Un partenariat pilote pour une ambition nationale

Le programme Unesco-Codemao illustre la valeur stratégique du multilatéralisme éducatif. Du côté congolais, il bénéficie d’un soutien politique constant, facteur de continuité rare dans l’enseignement technique. Du côté chinois, il répond à la volonté d’élargir les ponts culturels et scientifiques avec l’Afrique francophone. Loin des discours abstraits, cette collaboration se matérialise par des sessions de formation, des plateformes logicielles mises à disposition et un suivi personnalisé des cohortes formées.

La représentante de l’Unesco évoque déjà un troisième voyage, élargi cette fois à des enseignants universitaires et à des responsables de centres de recherche. Dans le même temps, les autorités congolaises travaillent à l’adaptation du cadre réglementaire, afin de favoriser la recherche-développement privée et d’attirer les investissements étrangers dans le secteur des technologies de rupture.

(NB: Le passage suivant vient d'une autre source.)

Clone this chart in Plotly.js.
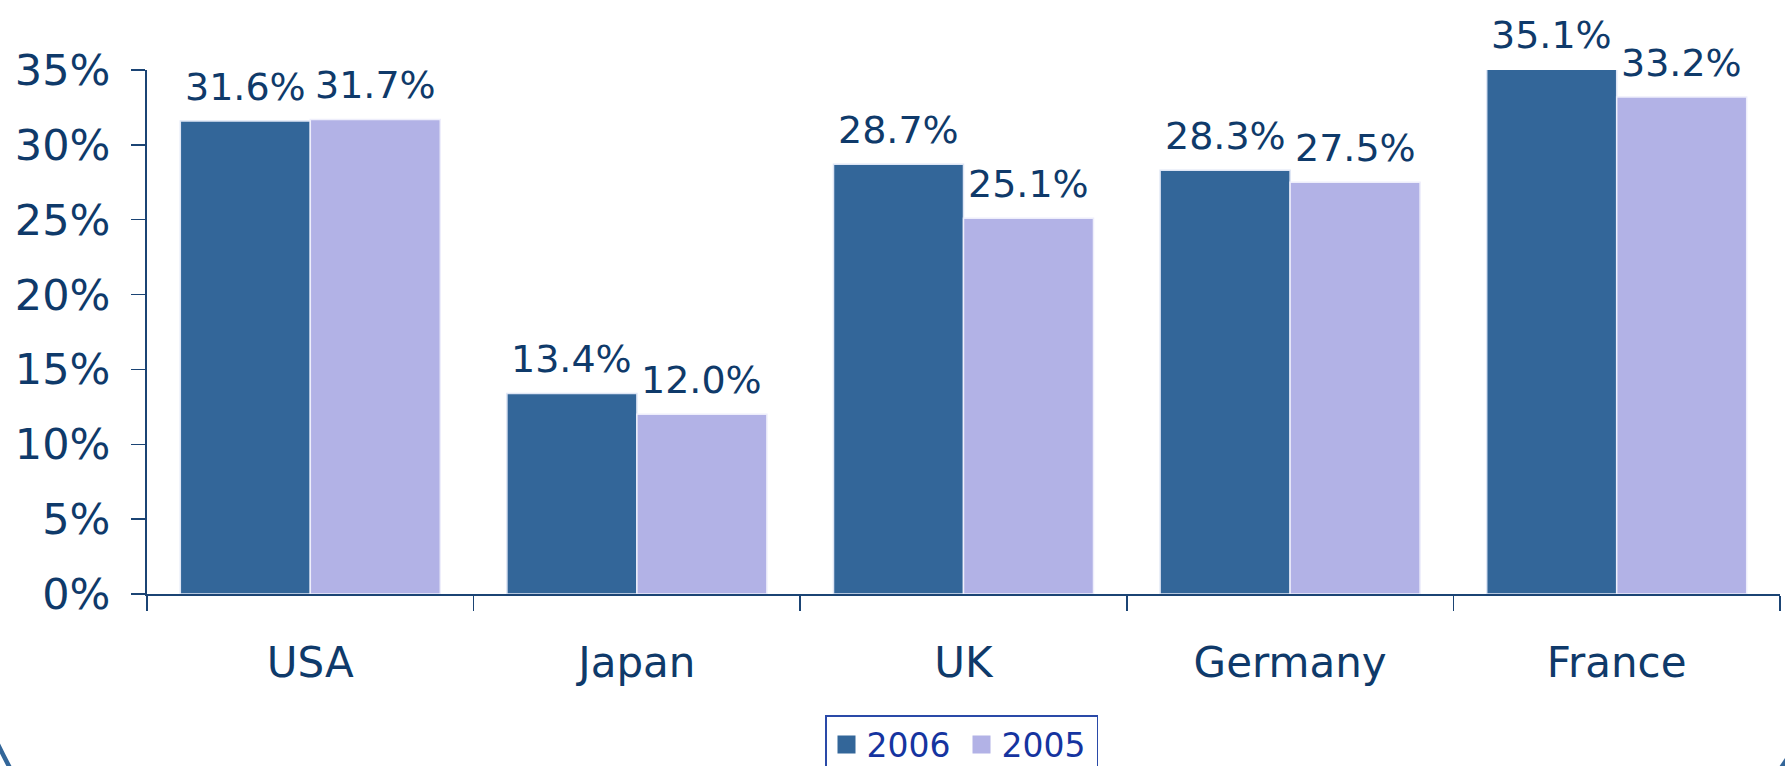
<!DOCTYPE html>
<html>
<head>
<meta charset="utf-8">
<script src="https://cdn.plot.ly/plotly-3.0.1.min.js"></script>
<style>
html,body{margin:0;padding:0;background:#fff;}
#chart{width:1785px;height:766px;}
</style>
</head>
<body>
<div id="chart"></div>
<script>
// ---- data ----
const categories = ["USA", "Japan", "UK", "Germany", "France"];
const series2006 = [31.6, 13.4, 28.7, 28.3, 35.1];
const series2005 = [31.7, 12.0, 25.1, 27.5, 33.2];
const seriesNames = ["2006", "2005"];
const yTickValues = [0, 5, 10, 15, 20, 25, 30, 35];

// ---- style ----
const W = 1785, H = 766;
const M = {l: 147, r: 5, t: 70, b: 172};
const textColor = "#0f3a6a";
const axisColor = "#1b4474";
const color2006 = "#336699";
const color2005 = "#b2b2e6";
const bargap = 0.204;
const yMax = yTickValues[yTickValues.length - 1];
const font = "DejaVu Sans, Verdana, sans-serif";

const traces = [
  {type: "bar", name: seriesNames[0], x: categories, y: series2006,
   marker: {color: color2006, line: {color: "#dfe6f5", width: 1.5}}},
  {type: "bar", name: seriesNames[1], x: categories, y: series2005,
   marker: {color: color2005, line: {color: "#eeeefb", width: 1.5}}}
];

// data labels above bars (y in paper fraction of the linear 0..yMax axis)
const half = (1 - bargap) / 4;
const annotations = [];
[series2006, series2005].forEach((s, k) => {
  s.forEach((v, i) => {
    annotations.push({
      x: i + (k === 0 ? -half : half), y: v / yMax, xref: "x", yref: "paper",
      text: v.toFixed(1) + "%", showarrow: false, yanchor: "bottom",
      yshift: 10, font: {family: font, size: 38, color: textColor}
    });
  });
});

// decorative frame corners (pixel -> paper)
const pw = W - M.l - M.r, ph = H - M.t - M.b;
const px = x => ((x - M.l) / pw).toFixed(5);
const py = y => ((H - M.b - y) / ph).toFixed(5);
const shapes = [
  {type: "path", xref: "paper", yref: "paper",
   path: `M ${px(-7)},${py(734)} Q ${px(1)},${py(751)} ${px(11)},${py(770)}`,
   line: {color: color2006, width: 4.5}},
  {type: "path", xref: "paper", yref: "paper",
   path: `M ${px(1793)},${py(750)} L ${px(1779)},${py(771)}`,
   line: {color: color2006, width: 4.5}}
];

const layout = {
  width: W, height: H,
  margin: M,
  paper_bgcolor: "#ffffff", plot_bgcolor: "#ffffff",
  font: {family: font, color: textColor},
  barmode: "group", bargap: bargap, bargroupgap: 0,
  showlegend: true,
  legend: {
    orientation: "h", xref: "container", yref: "container",
    x: 825 / W, y: 1 - 715 / H, xanchor: "left", yanchor: "top",
    bgcolor: "#ffffff", bordercolor: "#2a4aa8", borderwidth: 1.5,
    font: {family: font, size: 33, color: "#1534a0"},
    entrywidth: 90, entrywidthmode: "pixels",
    traceorder: "normal"
  },
  xaxis: {
    type: "category", showgrid: false, zeroline: false,
    showline: true, linecolor: axisColor, linewidth: 2,
    ticks: "outside", tickson: "boundaries", ticklen: 15, tickwidth: 1.5, tickcolor: axisColor,
    tickfont: {family: font, size: 42, color: textColor},
    ticklabelstandoff: 31
  },
  yaxis: {
    range: [0, yMax], tickvals: yTickValues, ticktext: yTickValues.map(v => v + "%"),
    showgrid: false, zeroline: false,
    showline: true, linecolor: axisColor, linewidth: 2,
    ticks: "outside", ticklen: 14, tickwidth: 1.5, tickcolor: axisColor,
    tickfont: {family: font, size: 43, color: textColor},
    ticklabelstandoff: 12
  },
  annotations: annotations,
  shapes: shapes
};

Plotly.newPlot("chart", traces, layout, {staticPlot: true, displayModeBar: false}).then(gd => {
  // enlarge legend swatches to match the reference's bigger squares
  gd.querySelectorAll(".legend .legendpoints path").forEach(p => {
    const t = p.getAttribute("transform") || "";
    p.setAttribute("transform", t + " scale(1.5)");
    p.style.strokeWidth = "0";
  });
});
</script>
</body>
</html>
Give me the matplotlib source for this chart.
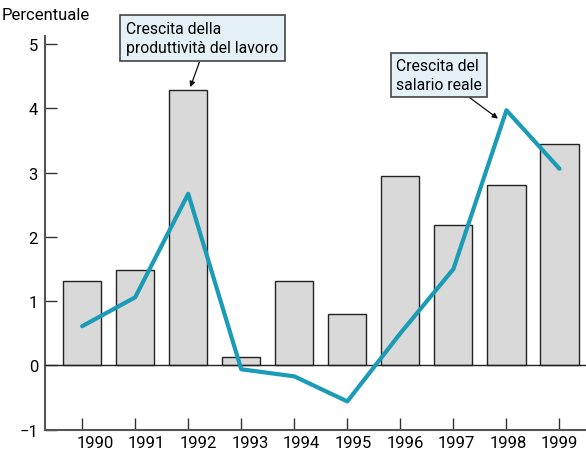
import matplotlib.pyplot as plt
import matplotlib.transforms as mtransforms
import numpy as np

years = ["1990", "1991", "1992", "1993", "1994", "1995", "1996", "1997", "1998", "1999"]
produttivita = [1.31, 1.48, 4.28, 0.13, 1.31, 0.80, 2.95, 2.19, 2.80, 3.44]
salario = [0.61, 1.06, 2.67, -0.06, -0.17, -0.56, 0.50, 1.50, 3.97, 3.06]
yticks = [-1, 0, 1, 2, 3, 4, 5]

plt.rcParams['font.family'] = ['Roboto', 'DejaVu Sans']
plt.rcParams['font.size'] = 12

LINE_COLOR = "#1a9bb6"
BOX_COLOR = "#e4f2f8"

fig = plt.figure(figsize=(5.86, 4.56), dpi=100)
ax = fig.add_axes([45 / 586, 25.3 / 456, 1 - 45 / 586, (430.7 - 36.7) / 456])

x = np.arange(len(years))
ax.bar(x, produttivita, width=0.72, color="#d9d9d9", edgecolor="#222222", linewidth=1, zorder=2)
ax.axhline(0, color="#222222", linewidth=1, zorder=3)
ax.plot(x, salario, color=LINE_COLOR, linewidth=3, solid_capstyle="round", zorder=4)

ax.set_xlim(-0.70, 9.5)
ax.set_ylim(-1, 5.13)
ax.set_yticks(yticks)
ax.set_yticklabels([str(v).replace("-", "\u2212") for v in yticks])
ax.set_xticks(x)
ax.set_xticklabels(years)

ax.tick_params(axis="both", direction="in", length=8.6, width=1, color="#333333", labelsize=12)
ax.tick_params(axis="y", pad=5)
ax.tick_params(axis="x", pad=4)

# etichette anni spostate verso destra (meno a destra man mano)
for i, lab in enumerate(ax.get_xticklabels()):
    dx = (13 - 1.42 * i) / 100
    lab.set_transform(lab.get_transform() + mtransforms.ScaledTranslation(dx, 0, fig.dpi_scale_trans))

for side in ["top", "right"]:
    ax.spines[side].set_visible(False)
for side in ["left", "bottom"]:
    ax.spines[side].set_color("#555555")
    ax.spines[side].set_linewidth(1.5)

fig.text(2 / 586, 1 - 15 / 456, "Percentuale", ha="left", va="center", fontsize=12)

box1 = dict(boxstyle="square,pad=0.4", facecolor=BOX_COLOR, edgecolor="#444444", linewidth=1.2)
box2 = dict(boxstyle="square,pad=0.35", facecolor=BOX_COLOR, edgecolor="#444444", linewidth=1.2)
arrow1 = dict(arrowstyle="-|>", color="#111111", lw=0.9, mutation_scale=8, shrinkA=0, shrinkB=0,
              relpos=(0.5, 0))
arrow2 = dict(arrowstyle="-|>", color="#111111", lw=0.9, mutation_scale=8, shrinkA=0, shrinkB=0)

ax.annotate("Crescita della\nproduttività del lavoro", xy=(2.04, 4.33), xycoords="data",
            xytext=(126, 456 - 22), textcoords="figure pixels", ha="left", va="top",
            bbox=box1, arrowprops=arrow1, linespacing=1.3, fontsize=11.3, zorder=5)
ax.annotate("Crescita del\nsalario reale", xy=(7.84, 3.84), xycoords="data",
            xytext=(396, 456 - 59), textcoords="figure pixels", ha="left", va="top",
            bbox=box2, arrowprops=arrow2, linespacing=1.3, fontsize=11.3, zorder=5)

fig.savefig("out.png", dpi=100)
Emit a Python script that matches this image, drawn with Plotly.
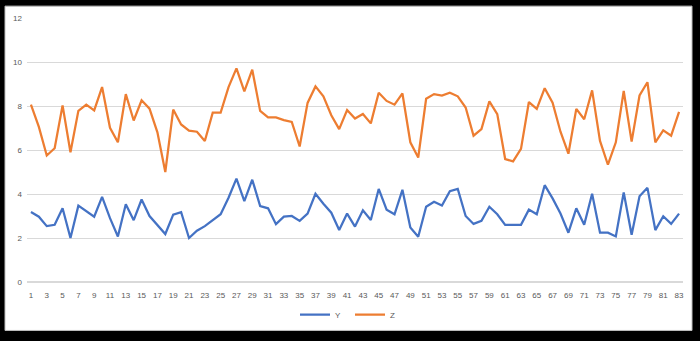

Cap sur l’avenir : entre prudence et volontarisme

Alors que les jeunes diplômés foulent de nouveau le tarmac de Brazzaville, l’enjeu dépasse l’éclat médiatique de leur voyage. Il s’agit désormais d’inscrire l’intelligence artificielle dans la durée, de former un corps enseignant aguerri et de garantir la compatibilité des équipements avec les infrastructures locales. L’exemple de Shenzhen sert de boussole, non de modèle rigidement transposable. La singularité congolaise, tissée de créativité et de résilience, devra se refléter dans chaque algorithme mis en production.

Forte d’une stratégie numérique clairement affirmée, la République du Congo dispose aujourd’hui des premiers maillons d’une chaîne de valeur qui pourra, à terme, générer des emplois qualifiés, promouvoir la recherche appliquée et renforcer la compétitivité régionale du pays. Les sept voyageurs en sont la vive illustration : à travers eux, c’est toute une jeunesse qui expérimente la possibilité d’un futur où code et culture dialoguent sans hiérarchie.